_EXERCISE GOAL:_ The lines from the top of the material through the line with "var endDate = new" are to be set down exactly. Leave the pictures out.

_SUPPLIED INFORMATION:_
◆ ◆ ◆ ◆
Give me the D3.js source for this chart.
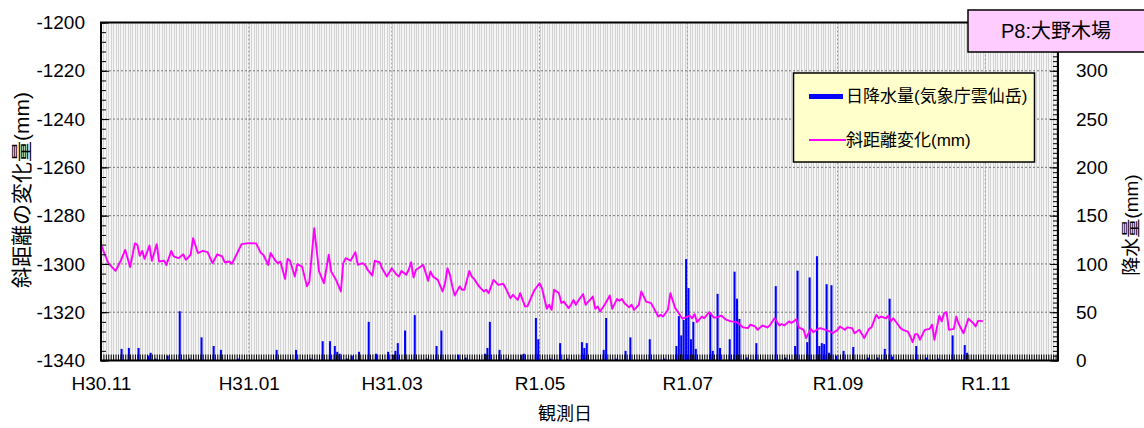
<!DOCTYPE html>
<html>
<head>
<meta charset="utf-8">
<script src="https://cdn.jsdelivr.net/npm/d3@7"></script>
<style>
body { margin: 0; background: #fff; }
svg text { font-family: "Liberation Sans", "Noto Sans CJK JP", Arial, sans-serif; fill: #000; }
</style>
</head>
<body>
<svg id="chart" width="1144" height="428"></svg>
<script>
// 斜距離変化 / 日降水量 chart (P8:大野木場)
// days are counted from 2018-11-01 (H30.11)

var startDate = new Date(Date.UTC(2018, 10, 1));
var endDate = new Date(Date.UTC(2019, 11, 1));

// month ticks and their labels
var monthTicks = ['2018-11-01', '2019-01-01', '2019-03-01', '2019-05-01', '2019-07-01', '2019-09-01', '2019-11-01'];
var monthLabels = ['H30.11', 'H31.01', 'H31.03', 'R1.05', 'R1.07', 'R1.09', 'R1.11'];

var leftTicks = [-1340, -1320, -1300, -1280, -1260, -1240, -1220, -1200];
var rightTicks = [0, 50, 100, 150, 200, 250, 300];

// [day, 斜距離変化 mm]
var distSeries = [
    [0,-1292.1],[3,-1299.7],[6,-1302.9],[8,-1299.0],[10,-1294.2],[12,-1301.3],[14,-1291.5],[15,-1292.1],
    [16,-1296.6],[17,-1294.6],[18,-1297.9],[20,-1292.4],[21,-1298.7],[23,-1291.8],[24,-1299.0],[26,-1298.7],
    [27,-1300.4],[29,-1294.6],[30,-1296.9],[32,-1297.6],[34,-1296.0],[35,-1298.3],[37,-1296.2],[38,-1289.3],
    [40,-1295.5],[42,-1294.6],[44,-1295.1],[46,-1299.7],[48,-1296.0],[50,-1296.9],[51,-1299.3],[53,-1299.0],
    [54,-1300.0],[56,-1296.0],[58,-1291.8],[61,-1291.4],[64,-1291.5],[66,-1295.5],[67,-1296.2],[69,-1300.4],
    [70,-1295.5],[72,-1298.7],[73,-1299.7],[74,-1299.0],[76,-1306.2],[77,-1297.9],[78,-1298.7],[80,-1305.2],
    [81,-1300.1],[83,-1301.1],[85,-1309.3],[86,-1307.3],[88,-1285.2],[90,-1303.1],[92,-1308.0],[94,-1296.2],
    [95,-1303.1],[97,-1306.6],[99,-1311.4],[100,-1299.7],[101,-1297.6],[103,-1298.7],[105,-1295.1],[106,-1300.4],
    [108,-1299.7],[109,-1300.4],[110,-1302.4],[112,-1304.8],[113,-1298.7],[115,-1299.3],[116,-1301.8],[118,-1305.2],
    [120,-1301.8],[122,-1304.5],[123,-1305.2],[124,-1302.9],[126,-1304.5],[127,-1302.4],[128,-1299.3],[129,-1305.6],
    [130,-1302.4],[131,-1301.8],[132,-1301.1],[133,-1300.4],[135,-1307.0],[136,-1303.1],[137,-1305.2],[139,-1306.6],
    [141,-1311.4],[142,-1308.0],[143,-1301.8],[144,-1304.5],[145,-1309.3],[146,-1313.1],[148,-1309.3],[149,-1310.7],
    [150,-1310.7],[152,-1302.9],[153,-1305.2],[154,-1306.2],[156,-1309.3],[158,-1311.4],[159,-1310.7],[160,-1312.1],
    [162,-1306.6],[164,-1308.7],[166,-1308.2],[167,-1310.0],[169,-1314.2],[170,-1312.8],[172,-1314.9],[173,-1312.1],
    [175,-1317.6],[176,-1317.6],[178,-1312.8],[179,-1310.7],[181,-1308.0],[182,-1310.0],[184,-1318.6],[185,-1316.9],
    [186,-1319.0],[187,-1310.7],[189,-1312.1],[190,-1316.2],[191,-1315.6],[193,-1318.3],[194,-1316.9],[195,-1314.9],
    [196,-1316.9],[197,-1315.2],[199,-1312.5],[200,-1316.9],[203,-1313.5],[204,-1318.6],[205,-1317.6],[206,-1319.7],
    [208,-1316.7],[210,-1313.1],[211,-1318.6],[213,-1314.5],[214,-1315.3],[215,-1314.5],[216,-1316.2],[218,-1318.0],
    [219,-1316.9],[220,-1319.0],[222,-1316.9],[223,-1311.4],[225,-1315.6],[227,-1316.2],[228,-1318.0],[230,-1321.8],
    [231,-1321.1],[232,-1321.8],[234,-1319.0],[235,-1312.1],[237,-1318.3],[238,-1319.7],[240,-1322.7],[242,-1321.8],
    [243,-1321.4],[244,-1322.5],[245,-1320.8],[246,-1324.1],[248,-1321.8],[249,-1322.5],[251,-1320.0],[253,-1322.2],
    [254,-1322.2],[256,-1321.4],[258,-1323.1],[260,-1323.8],[262,-1324.0],[263,-1324.5],[265,-1326.3],[267,-1326.6],
    [268,-1325.2],[270,-1325.9],[271,-1327.3],[273,-1325.5],[275,-1326.3],[276,-1325.5],[278,-1322.5],[280,-1325.5],
    [281,-1324.9],[282,-1325.5],[284,-1323.8],[285,-1324.5],[287,-1322.9],[288,-1326.3],[290,-1327.3],[291,-1330.7],
    [293,-1326.9],[294,-1328.3],[296,-1326.9],[297,-1326.6],[299,-1327.3],[301,-1328.0],[302,-1328.7],[304,-1327.3],
    [305,-1325.9],[307,-1327.3],[308,-1326.3],[310,-1326.6],[311,-1328.7],[313,-1327.3],[315,-1330.7],[317,-1326.9],
    [318,-1326.3],[320,-1321.1],[321,-1322.5],[322,-1321.8],[324,-1322.5],[325,-1321.4],[326,-1323.8],[327,-1322.5],
    [329,-1325.2],[330,-1326.6],[331,-1327.3],[333,-1328.0],[334,-1330.0],[335,-1332.4],[336,-1329.1],[337,-1329.1],
    [338,-1331.4],[340,-1327.3],[342,-1326.9],[343,-1325.2],[344,-1331.4],[346,-1321.4],[347,-1323.8],[348,-1320.4],
    [349,-1320.0],[350,-1327.3],[352,-1326.9],[353,-1321.8],[354,-1324.9],[356,-1328.7],[358,-1322.7],[360,-1324.5],
    [361,-1325.9],[362,-1323.6],[363,-1323.6],[364,-1323.8]
];

// [day, 日降水量 mm]
var rainSeries = [
    [8,12],[11,13],[15,13],[19,5],[20,8],[22,2],[27,5],[32,51],[36,2],[41,24],[46,15],[49,11],[56,2],
    [72,11],[80,11],[86,2],[91,20],[94,20],[96,15],[97,9],[98,7],[101,2],[103,5],[106,9],[110,40],[113,7],
    [118,9],[120,6],[121,10],[122,18],[125,31],[129,47],[134,2],[138,15],[140,31],[147,6],[150,3],[158,7],
    [159,13],[160,40],[164,11],[167,2],[173,6],[174,7],[179,44],[180,22],[185,2],[189,18],[192,2],[198,19],
    [199,13],[200,18],[207,11],[208,44],[212,2],[216,10],[218,24],[226,22],[232,2],[237,15],[238,46],[239,26],
    [240,42],[241,105],[242,75],[243,22],[244,40],[245,12],[251,50],[252,10],[254,69],[255,13],[259,22],
    [261,92],[262,64],[263,43],[266,3],[270,18],[278,77],[282,3],[286,15],[287,93],[291,19],[292,86],[295,108],
    [296,15],[297,18],[298,17],[299,79],[300,8],[301,78],[303,5],[306,10],[310,14],[316,3],[320,3],[323,12],
    [325,64],[326,4],[336,15],[340,3],[345,2],[351,26],[356,16],[357,8]
];

var svg = d3.select('#chart');
var plotL = 101, plotR = 1058, plotT = 22.5, plotB = 360.5;

var x = d3.scaleUtc().domain([startDate, endDate]).range([plotL, plotR]);
var yL = d3.scaleLinear().domain([-1340, -1200]).range([plotB, plotT]);
var yR = d3.scaleLinear().domain([0, 350]).range([plotB, plotT]);
var parseDay = d3.utcParse('%Y-%m-%d');
var dayDate = function (n) { return d3.utcDay.offset(startDate, n); };
var tickDates = monthTicks.map(parseDay);
var plainNum = function (d) { return String(d); }; // keep ascii hyphen for minus

// plot background with one faint line per day
svg.append('rect')
    .attr('x', plotL).attr('y', plotT)
    .attr('width', plotR - plotL).attr('height', plotB - plotT)
    .attr('fill', '#f6f6f6');

svg.append('g').selectAll('line')
    .data(d3.utcDay.range(startDate, endDate))
    .join('line')
    .attr('x1', function (d) { return Math.round(x(d)) + 0.5; })
    .attr('x2', function (d) { return Math.round(x(d)) + 0.5; })
    .attr('y1', plotT).attr('y2', plotB)
    .attr('stroke', '#d2d2d2').attr('stroke-width', 1);

// dotted grid
svg.append('g').selectAll('line')
    .data(leftTicks.slice(1, -1))
    .join('line')
    .attr('x1', plotL).attr('x2', plotR)
    .attr('y1', function (d) { return yL(d); })
    .attr('y2', function (d) { return yL(d); })
    .attr('stroke', '#777').attr('stroke-dasharray', '2,2');

svg.append('g').selectAll('line')
    .data(tickDates.slice(1))
    .join('line')
    .attr('x1', function (d) { return x(d); })
    .attr('x2', function (d) { return x(d); })
    .attr('y1', plotT).attr('y2', plotB)
    .attr('stroke', '#999').attr('stroke-dasharray', '2,2');

// rain bars (right axis)
svg.append('g').selectAll('rect')
    .data(rainSeries)
    .join('rect')
    .attr('x', function (d) { return x(dayDate(d[0])) + 0.2; })
    .attr('width', function (d) { return x(dayDate(d[0] + 1)) - x(dayDate(d[0])) - 0.4; })
    .attr('y', function (d) { return yR(d[1]); })
    .attr('height', function (d) { return yR(0) - yR(d[1]); })
    .attr('fill', '#0000ff');

// slope distance line (left axis)
var line = d3.line()
    .x(function (d) { return x(dayDate(d[0])); })
    .y(function (d) { return yL(d[1]); });

svg.append('path')
    .datum(distSeries)
    .attr('d', line)
    .attr('fill', 'none')
    .attr('stroke', '#ff00ff')
    .attr('stroke-width', 1.9)
    .attr('stroke-linejoin', 'round');

// axes, ticks point into the plot
var styleText = function (g, size) {
    g.selectAll('text').attr('font-size', size).attr('font-family', null);
    g.select('.domain').remove();
};

svg.append('g').attr('transform', 'translate(' + plotL + ',0)')
    .call(d3.axisLeft(yL).tickValues(d3.range(-1340, -1199, 4)).tickSize(-5).tickFormat(''))
    .call(styleText, 19);
svg.append('g').attr('transform', 'translate(' + plotL + ',0)')
    .call(d3.axisLeft(yL).tickValues(leftTicks).tickSize(-8).tickPadding(16).tickFormat(plainNum))
    .call(styleText, 19);

svg.append('g').attr('transform', 'translate(' + plotR + ',0)')
    .call(d3.axisRight(yR).tickValues(d3.range(0, 351, 5)).tickSize(-5).tickFormat(''))
    .call(styleText, 19);
svg.append('g').attr('transform', 'translate(' + plotR + ',0)')
    .call(d3.axisRight(yR).tickValues(rightTicks).tickSize(-8).tickPadding(18).tickFormat(plainNum))
    .call(styleText, 19);

svg.append('g').attr('transform', 'translate(0,' + plotB + ')')
    .call(d3.axisBottom(x).ticks(d3.utcDay.every(1)).tickSize(-6).tickFormat(''))
    .call(styleText, 19);
svg.append('g').attr('transform', 'translate(0,' + plotB + ')')
    .call(d3.axisBottom(x).tickValues(tickDates).tickSize(0).tickPadding(16)
        .tickFormat(function (d, i) { return monthLabels[i]; }))
    .call(styleText, 19);

// frame
svg.append('rect')
    .attr('x', plotL).attr('y', plotT)
    .attr('width', plotR - plotL).attr('height', plotB - plotT)
    .attr('fill', 'none').attr('stroke', '#000').attr('stroke-width', 2);

// axis titles
svg.append('text')
    .attr('transform', 'translate(29,190) rotate(-90)')
    .attr('text-anchor', 'middle').attr('font-size', 21)
    .text('斜距離の変化量(mm)');
svg.append('text')
    .attr('transform', 'translate(1138,225) rotate(-90)')
    .attr('text-anchor', 'middle').attr('font-size', 19)
    .text('降水量(mm)');
svg.append('text')
    .attr('x', 565).attr('y', 420)
    .attr('text-anchor', 'middle').attr('font-size', 18)
    .text('観測日');

// legend
var legend = svg.append('g');
legend.append('rect')
    .attr('x', 793.5).attr('y', 73).attr('width', 241).attr('height', 89)
    .attr('fill', '#ffffcc').attr('stroke', '#000').attr('stroke-width', 1.5);
legend.append('rect')
    .attr('x', 809).attr('y', 94).attr('width', 34).attr('height', 5)
    .attr('fill', '#0000ff');
legend.append('text')
    .attr('x', 846).attr('y', 102).attr('font-size', 17)
    .text('日降水量(気象庁雲仙岳)');
legend.append('line')
    .attr('x1', 809).attr('x2', 846).attr('y1', 140).attr('y2', 140)
    .attr('stroke', '#ff00ff').attr('stroke-width', 2);
legend.append('text')
    .attr('x', 846).attr('y', 146).attr('font-size', 17)
    .text('斜距離変化(mm)');

// station label
svg.append('rect')
    .attr('x', 968).attr('y', 10).attr('width', 190).attr('height', 42)
    .attr('fill', '#ffccff').attr('stroke', '#000').attr('stroke-width', 1.5);
svg.append('text')
    .attr('x', 1056).attr('y', 38)
    .attr('text-anchor', 'middle').attr('font-size', 20)
    .text('P8:大野木場');
</script>
</body>
</html>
◆ ◆ ◆ ◆
_SOLUTION TO THIS PROBLEM:_
Give me the D3.js source for this chart.
<!DOCTYPE html>
<html>
<head>
<meta charset="utf-8">
<script src="https://cdn.jsdelivr.net/npm/d3@7"></script>
<style>
body { margin: 0; background: #fff; }
svg text { font-family: "Liberation Sans", "Noto Sans CJK JP", Arial, sans-serif; fill: #000; }
</style>
</head>
<body>
<svg id="chart" width="1144" height="428"></svg>
<script>
// 斜距離変化 / 日降水量 chart (P8:大野木場)
// days are counted from 2018-11-01 (H30.11)

var startDate = new Date(Date.UTC(2018, 10, 1));
var endDate = new Date(Date.UTC(2019, 11, 1));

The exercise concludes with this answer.